O senhor acredita que eles deveriam estar na cadeia?
AJ – Não tenho nenhuma dúvida que sim, é muito óbvio, é evidente, uma empresa foi responsável pela morte de 300 pessoas. E o responsável direto por essa empresa tem que ser punido de forma exemplar. E não é isso que está acontecendo. Porque a corda só arrebenta do lado mais fraco. Ah, mas [o proprietário da Vale] tem endereço fixo e não (…). Mesmo que fosse uma prisão temporária [do dono da Vale] para impedir a influência deles em provas, em coação de testemunhas, em pressão para que o Ministério Público saia do caso para eles estão fazendo em Brumadinho. Eu estive lá e presenciei isso. Então, nem que fosse só para não dificultar a investigação do caso eu acredito que os proprietários da Vale deveriam estar na cadeia sim.
A Vale, parece, escondeu as vítimas e sobreviventes em hotéis confortáveis em BH, e longe dos olhos curiosos e investigativos da imprensa. Eu mesma fiquei em um hotel onde estavam algumas vítimas. Dizem que este comportamento foi idêntico ao de Mariana, que a Vale fez a mesmíssima coisa, escondeu as pessoas. O senhor tem conhecimento disso?
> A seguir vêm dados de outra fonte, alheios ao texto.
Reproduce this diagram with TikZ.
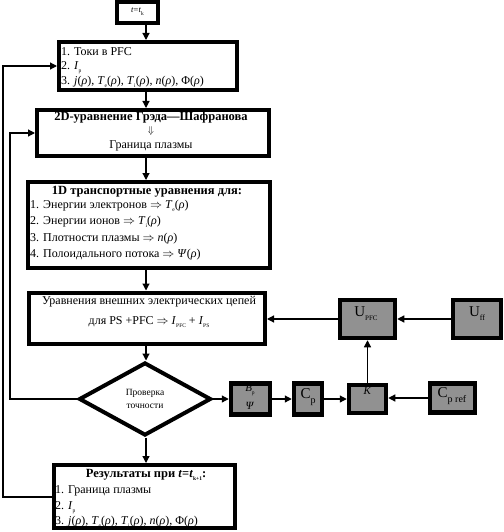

AJ – Tenho conhecimento disso e fui lá este final de semana para tentar chegar a pessoas e checar as informações. Hotéis luxuosos, mas com uma série de restrições. Essa é exatamente uma das questões pelas quais moradores de Brumadinho me procuraram para denunciar, de que eles [as vítimas de Brumadinho hospedadas nestes hotéis luxuosos] têm alimentação restrita, acesso a áreas do hotel restrita. Há uma série de restrições que faz o dia a dia deles lá ser ruim. A situação toda, em si, já é muito difícil e a maneira como a Vale está mantenho essas pessoas lá tem aumentado ainda mais o drama dessas famílias.